Jonah Goldberg devotes his latest column to the “doubters and haters” who oppose President Obama. His starting point is a recent essay from Obama biographer David Maraniss, who points to racists and conspiracy nuts as the source of opposition to the 44th president.

[L]et me add two culprits to Maraniss’s list: The first is Barack Obama. The second is the journalistic establishment that worked so hard to get him elected.

As Maraniss demonstrates quite effectively in his book, Barack Obama: The Story, Obama’s identity has long been a cultivated political project. Much of the poetic license — to use a kind phrase — Obama deploys to tell his own story is plausible only to those eager to take him at his word.

Maraniss couldn’t authenticate Obama’s tales of racial hardship as a young man. His grandfather being tortured by the British, the bigotry of his high-school basketball coach? Untrue.

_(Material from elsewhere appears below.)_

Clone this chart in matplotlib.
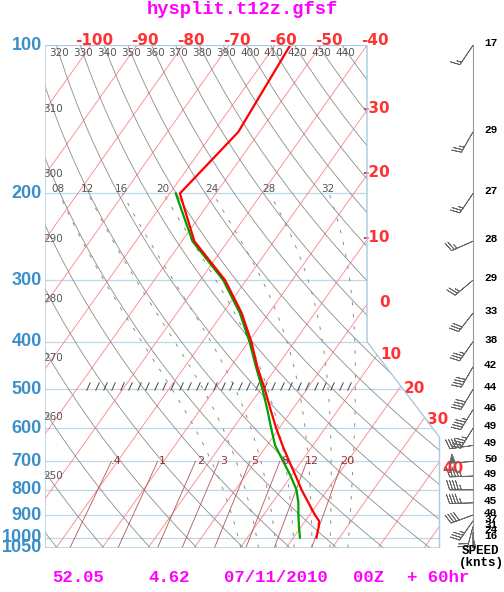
import numpy as np
import matplotlib
matplotlib.use('Agg')
import matplotlib.pyplot as plt
from matplotlib.patches import Polygon

W, H = 504, 592
PX_C = 4.6       # pixels per degC along an isobar
SKEW = 33.0      # degC shift per unit ln(p)
PX_LNP = 213.8   # pixels per unit ln(p)

# sounding (hPa, degC)
pres = [100, 150, 200, 250, 300, 350, 400, 450, 500, 550, 600, 650, 700,
        750, 800, 850, 900, 925, 950, 1000]
temp = [-56.7, -54.6, -57.8, -47.3, -34.6, -25.9, -19.4, -14.2, -9.1, -4.7,
        -0.6, 3.4, 7.3, 11.0, 14.4, 17.9, 21.2, 23.0, 23.8, 25.0]
dew_pres = [200, 250, 300, 350, 400, 450, 500, 550, 600, 650, 700, 750,
            800, 850, 900, 950, 1000]
dewpt = [-58.7, -47.7, -35.0, -26.3, -19.8, -14.5, -9.6, -5.4, -1.7, 1.8,
         6.0, 9.9, 13.3, 15.7, 17.6, 19.5, 21.4]

# winds
wind_pres = [100, 150, 200, 250, 300, 350, 400, 450, 500, 550, 600, 650,
             700, 750, 800, 850, 900, 925, 950, 975, 1000]
wind_spd = [17, 29, 27, 28, 29, 33, 38, 42, 44, 46, 49, 49, 50, 49, 48, 45,
            40, 37, 31, 24, 16]
wind_dir = [214, 210, 214, 246, 230, 218, 215, 210, 211, 212, 212, 262,
            265, 268, 270, 268, 250, 215, 195, 180, 165]

isobars = [100, 200, 300, 400, 500, 600, 700, 800, 900, 1000, 1050]
isobar_labels = ['100', '200', '300', '400', '500', '600', '700', '800',
                 '900', '1000', '1050']
isotherms = list(range(-130, 70, 10))
top_t_labels = [-100, -90, -80, -70, -60, -50, -40]
side_t_labels = [-30, -20, -10, 0]
diag_t_labels = [10, 20, 30, 40]
diag_dy = [0, -2, -2, -7]
thetas = list(range(240, 460, 10))
top_theta_labels = list(range(320, 450, 10))
left_theta_labels = [310, 300, 290, 280, 270, 260, 250]
left_theta_y = [109, 174, 239, 299, 358, 417, 476]
theta_w = [8, 12, 16, 20, 24, 28, 32]
mix_ratios = [0.4, 1, 2, 3, 5, 8, 12, 20]
mix_labels = ['.4', '1', '2', '3', '5', '8', '12', '20']

footer = [('52.05', 52), ('4.62', 148), ('07/11/2010', 224), ('00Z', 353),
          ('+ 60hr', 407)]


def skx(t, p):
    return np.asarray(t, dtype=float) - SKEW * np.log(np.asarray(p, dtype=float) / 100.0)


def dry_t(theta, p):
    return theta * (np.asarray(p) / 1000.0) ** 0.286 - 273.15


def moist_rate(tk, p):
    es = 6.112 * np.exp(17.67 * (tk - 273.15) / (tk - 29.65))
    rs = 0.622 * es / (p - es)
    rd, cp, lv = 287.04, 1005.7, 2.501e6
    return (rd * tk + lv * rs) / (cp + lv * lv * rs * 0.622 / (rd * tk * tk))


def moist_t(tw, p_end, n=300):
    lnp = np.linspace(np.log(1000.0), np.log(p_end), n)
    h = lnp[1] - lnp[0]
    t = np.empty(n)
    t[0] = tw + 273.15
    for i in range(n - 1):
        p0 = np.exp(lnp[i])
        k1 = moist_rate(t[i], p0)
        k2 = moist_rate(t[i] + 0.5 * h * k1, np.exp(lnp[i] + 0.5 * h))
        k3 = moist_rate(t[i] + 0.5 * h * k2, np.exp(lnp[i] + 0.5 * h))
        k4 = moist_rate(t[i] + h * k3, np.exp(lnp[i + 1]))
        t[i + 1] = t[i] + h * (k1 + 2 * k2 + 2 * k3 + k4) / 6.0
    return np.exp(lnp), t - 273.15


def mix_t(w, p):
    e = w * np.asarray(p) / (622.0 + w)
    a = np.log(e / 6.112)
    return 243.5 * a / (17.67 - a)


def y2p(y):
    return 100.0 * np.exp((y - 45.0) / PX_LNP)


fig = plt.figure(figsize=(W / 100, H / 100), dpi=100)
ax = fig.add_axes([45 / W, 44 / H, 459 / W, PX_LNP * np.log(10.5) / H])
ax.set_yscale('log')
ax.set_ylim(1050, 100)
ax.set_xlim(-110, -110 + 459 / PX_C)
ax.axis('off')

x_right_low = -40 + 72.5 / PX_C
frame = Polygon([(-110, 100), (-40, 100), (-40, 400), (x_right_low, 625),
                 (x_right_low, 1050), (-110, 1050)], closed=True, fill=False,
                edgecolor='#a6cbe2', lw=1.0, zorder=6)
ax.add_patch(frame)


def clipped(lines):
    for ln in lines:
        ln.set_clip_path(frame)


# isobars
for p in isobars:
    clipped(ax.plot([-110, 0], [p, p], color='#bcd9ea', lw=0.9, zorder=1))

# isotherms
pp = np.array([100.0, 1050.0])
for t in isotherms:
    clipped(ax.plot(skx(t, pp), pp, color='#ff8080', lw=0.6, zorder=2))

# dry adiabats
pd = np.geomspace(100, 1050, 300)
for th in thetas:
    clipped(ax.plot(skx(dry_t(th, pd), pd), pd, color='#8c8c8c', lw=0.6, zorder=2))

# moist adiabats
for tw in theta_w:
    pu, tu = moist_t(tw, 200.0)
    pl, tl = moist_t(tw, 1050.0, 20)
    pm = np.concatenate([pl[::-1], pu[1:]])
    tm = np.concatenate([tl[::-1], tu[1:]])
    clipped(ax.plot(skx(tm, pm), pm, color='#8c8c8c', lw=0.7,
                    dashes=(3.5, 9), zorder=2))
    ax.annotate('%02d' % tw, (skx(tu[-1], 200.0), 200.0), xytext=(-1, 4),
                textcoords='offset pixels', ha='center', va='center',
                fontsize=7.5, color='#555555', zorder=7)

# mixing ratio lines
pw = np.array([700.0, 1050.0])
for w, lab in zip(mix_ratios, mix_labels):
    clipped(ax.plot(skx(mix_t(w, pw), pw), pw, color='#b35555', lw=0.6, zorder=2))
    ax.annotate(lab, (float(skx(mix_t(w, 700.0), 700.0)), 700.0), xytext=(5, 0),
                textcoords='offset pixels', ha='center', va='center',
                fontsize=8, color='#993333', zorder=7)

# 500 hPa hatch marks
hx = np.arange(-100.6, -43.0, 1.83)
ax.plot(hx, np.full(hx.size, 492.0), ls='none', marker=[(-0.45, -1), (0.45, 1)],
        ms=6, mec='#444444', mew=0.7, zorder=3)

# sounding
clipped(ax.plot(skx(temp, pres), pres, color='#ff0000', lw=1.6, zorder=5))
clipped(ax.plot(skx(dewpt, dew_pres), dew_pres, color='#00a000', lw=1.6, zorder=4))

# pressure labels
for p, lab in zip(isobars, isobar_labels):
    ax.text(-0.007, p, lab, transform=ax.get_yaxis_transform(), ha='right',
            va='center', fontsize=13, fontweight='bold', color='#3a8fc8',
            family='Liberation Sans')

# isotherm labels
tkw = dict(textcoords='offset pixels', ha='right', va='center', fontsize=11,
           fontweight='bold', color='#ff3333', annotation_clip=False)
for t in top_t_labels:
    ax.annotate('%d' % t, (t, 100.0), xytext=(22, 5), **tkw)
for t in side_t_labels:
    pc = 100.0 * np.exp((t + 40) / SKEW)
    ax.annotate('%d' % t, (-40, pc), xytext=(23, 2), **tkw)
slope = (x_right_low + 40) / np.log(625 / 400.0)
for t, dy in zip(diag_t_labels, diag_dy):
    lc = (t + 40 + slope * np.log(4.0)) / (SKEW + slope)
    if lc > np.log(6.25):
        lc = (t - x_right_low) / SKEW
    ax.annotate('%d' % t, (t - SKEW * lc, 100 * np.exp(lc)), xytext=(24, dy), **tkw)

# potential temperature labels
for th in top_theta_labels:
    ax.annotate('%d' % th, (float(skx(dry_t(th, 100.0), 100.0)), 100.0),
                xytext=(3, -8), textcoords='offset pixels', ha='center',
                va='center', fontsize=7.5, color='#555555')
for th, yl in zip(left_theta_labels, left_theta_y):
    ax.annotate('%d' % th, (-110, y2p(yl)), xytext=(-2, 0), textcoords='offset pixels',
                ha='left', va='center', fontsize=7.5, color='#555555')

# winds
xb = -40 + (473 - 367) / PX_C
ax.plot([xb, xb], [100, 1050], color='#9a9a9a', lw=0.8, zorder=3)
rad = np.deg2rad(wind_dir)
u = -np.array(wind_spd) * np.sin(rad)
v = -np.array(wind_spd) * np.cos(rad)
ax.barbs(np.full(len(wind_pres), xb), wind_pres, u, v, length=5.8,
         pivot='tip', color='#666666', rounding=False, lw=0.6, zorder=4)
xs_lab = -40 + (484 - 367) / PX_C
for p, s in zip(wind_pres, wind_spd):
    ax.annotate('%d' % s, (xs_lab, p), xytext=(0, 2), textcoords='offset pixels',
                ha='left', va='center', fontsize=8, fontweight='bold',
                family='Liberation Mono', color='black', annotation_clip=False)

fig.text(481 / W, 1 - 551 / H, 'SPEED', ha='center', va='center', fontsize=9,
         fontweight='bold', family='Liberation Mono')
fig.text(481 / W, 1 - 563 / H, '(knts)', ha='center', va='center', fontsize=9,
         fontweight='bold', family='Liberation Mono')

fig.text(242 / W, 1 - 10 / H, 'hysplit.t12z.gfsf', ha='center', va='center',
         fontsize=13.5, fontweight='bold', family='Liberation Mono', color='#ff00ff')
for s, x in footer:
    fig.text(x / W, 1 - 578 / H, s, ha='left', va='center', fontsize=12.5,
             fontweight='bold', family='Liberation Mono', color='#ff00ff')

fig.savefig('out.png', dpi=100, facecolor='white')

Moreover, Obama’s explanations about the aspects of his past that have managed to become controversies have always seemed insufficient to people not disposed to root for him. Bill Ayers — a former domestic terrorist — was “just a guy living in my neighborhood.” Obama’s word that he wasn’t a member of the radical New Party was enough for the press corps to stop digging for evidence that he was (as reported by my National Review Online colleague Stanley Kurtz). Jeremiah Wright? Only right-wing crazies care about him.

Even Obama’s more recent embellishments about, for instance, being outspent and outgunned in his previous political races strike many people as the sorts of fibs that would create journalistic frenzies if uttered by a Republican.

And then there’s the huge divergence between the president Obama said he would be and the president he’s actually been. In 2008, Obama insisted that he was a unifier, a pragmatist, and a non-ideologue. You don’t have to be a birther or a secret-Muslim conspiracy theorist to feel like that was all a big con job. That’s politics and not deceit (a subtle distinction!), but dismay at how Obama has governed doesn’t amount to racial panic either. And blame for the widespread feeling that we were sold a bill of goods by a cheering press does, in fact, belong to the press.